Liderka Pucharu Świata w biegach narciarskich Norweżka Marit Bjoergen ostrzegła rodzime media przed zbytnim optymizmem. Jej zdaniem przewaga 78 punktów w klasyfikacji generalnej nad Justyną Kowalczyk może zostać szybko zniwelowana.

Nadchodzą bardzo ważne sprinty, a w tej konkurencji wiele i szybko może się zdarzyć; dużo zależy od zwykłego szczęścia. Mały błąd i traci się wiele punktów. Wystarczy, że w środę w Drammen odpadnę w ćwierćfinale, a Justyna zakwalifikuje się do finału i już zmieni się sytuacja - powiedziała Bjoergen norweskiej telewizji.

Po sprincie w Drammen (40 km na południowy zachód od Oslo) zawodniczki spotkają się w niedzielę w stolicy Norwegii, gdzie pobiegną na dystansie 30 kilometrów techniką klasyczną ze startu wspólnego. Natomiast 14 marca ponownie będą rywalizowały w sprincie klasycznym dookoła zamku królewskiego w Sztokholmie.

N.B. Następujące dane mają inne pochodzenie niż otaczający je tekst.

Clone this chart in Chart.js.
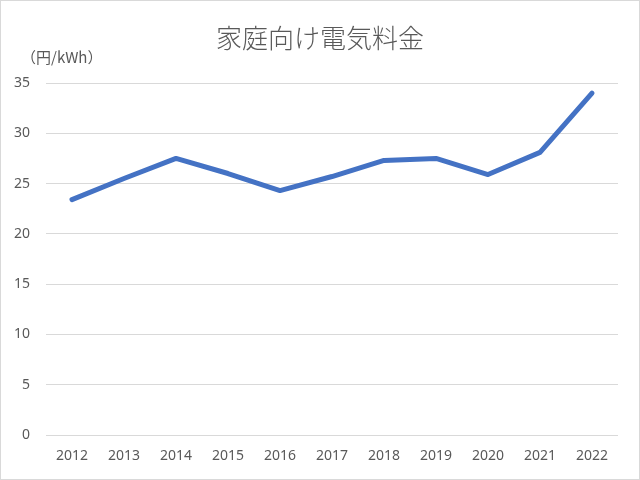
<!DOCTYPE html>
<html>
<head>
<meta charset="utf-8">
<script src="https://cdn.jsdelivr.net/npm/chart.js@4/dist/chart.umd.min.js"></script>
<style>
  html, body { margin: 0; padding: 0; background: #fff; }
  #wrap { position: relative; width: 638px; height: 478px; border: 1px solid #d9d9d9; }
</style>
</head>
<body>
<div id="wrap"><canvas id="chart"></canvas></div>
<script>
// データ
const years = ['2012', '2013', '2014', '2015', '2016', '2017', '2018', '2019', '2020', '2021', '2022']
const prices = [23.4, 25.5, 27.5, 26.0, 24.3, 25.7, 27.3, 27.5, 25.9, 28.1, 34.0]
const yTicks = [0, 5, 10, 15, 20, 25, 30, 35]

const chartTitle = '家庭向け電気料金'
const unitLabel = '（円/kWh）'

// タイトルと単位を描く
const labelPlugin = {
  id: 'labels',
  afterDraw(chart) {
    const ctx = chart.ctx
    ctx.save()
    ctx.fillStyle = '#595959'
    ctx.textBaseline = 'middle'
    ctx.textAlign = 'center'
    ctx.font = '300 26px "Noto Sans CJK JP"'
    ctx.fillText(chartTitle, 319, 37)
    ctx.textAlign = 'left'
    ctx.font = '15px "Noto Sans CJK JP"'
    ctx.fillText(unitLabel, 20, 56)
    ctx.restore()
  }
}

const tickFont = { family: '"Noto Sans", sans-serif', size: 14 }

new Chart(document.getElementById('chart'), {
  type: 'line',
  data: {
    labels: years,
    datasets: [{
      data: prices,
      borderColor: '#4472C4',
      borderWidth: 5,
      pointRadius: 0,
      borderCapStyle: 'round',
      borderJoinStyle: 'round',
      tension: 0
    }]
  },
  options: {
    responsive: true,
    maintainAspectRatio: false,
    animation: false,
    layout: { padding: { top: 82, right: 21, left: 0, bottom: 0 } },
    plugins: {
      legend: { display: false },
      title: { display: false },
      tooltip: { enabled: false }
    },
    scales: {
      x: {
        offset: true,
        afterFit(axis) { axis.height = 44 },
        grid: { display: false, drawTicks: false },
        border: { display: false },
        ticks: { color: '#595959', font: tickFont, padding: 13 }
      },
      y: {
        min: 0,
        max: 35,
        afterFit(axis) { axis.width = 45 },
        afterBuildTicks(axis) { axis.ticks = yTicks.map(v => ({ value: v })) },
        grid: { color: '#d9d9d9', lineWidth: 1, drawTicks: false },
        border: { display: false },
        ticks: { color: '#595959', font: tickFont, padding: 16 }
      }
    }
  },
  plugins: [labelPlugin]
})
</script>
</body>
</html>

Finał zmagań o Puchar Świata już 16-18 marca w Falun, gdzie odbędą się kolejno biegi na 2,5 kilometra techniką dowolną, 10 kilometrów klasyczną oraz kończący sezon bieg pościgowy na 10 kilometrów stylem dowolnym. Uważam, że moja przewaga nazywana w mediach dzisiaj solidną jest zbyt mała, abym mogła być pewna, że zdobędę trofeum - podkreśliła Bjoergen.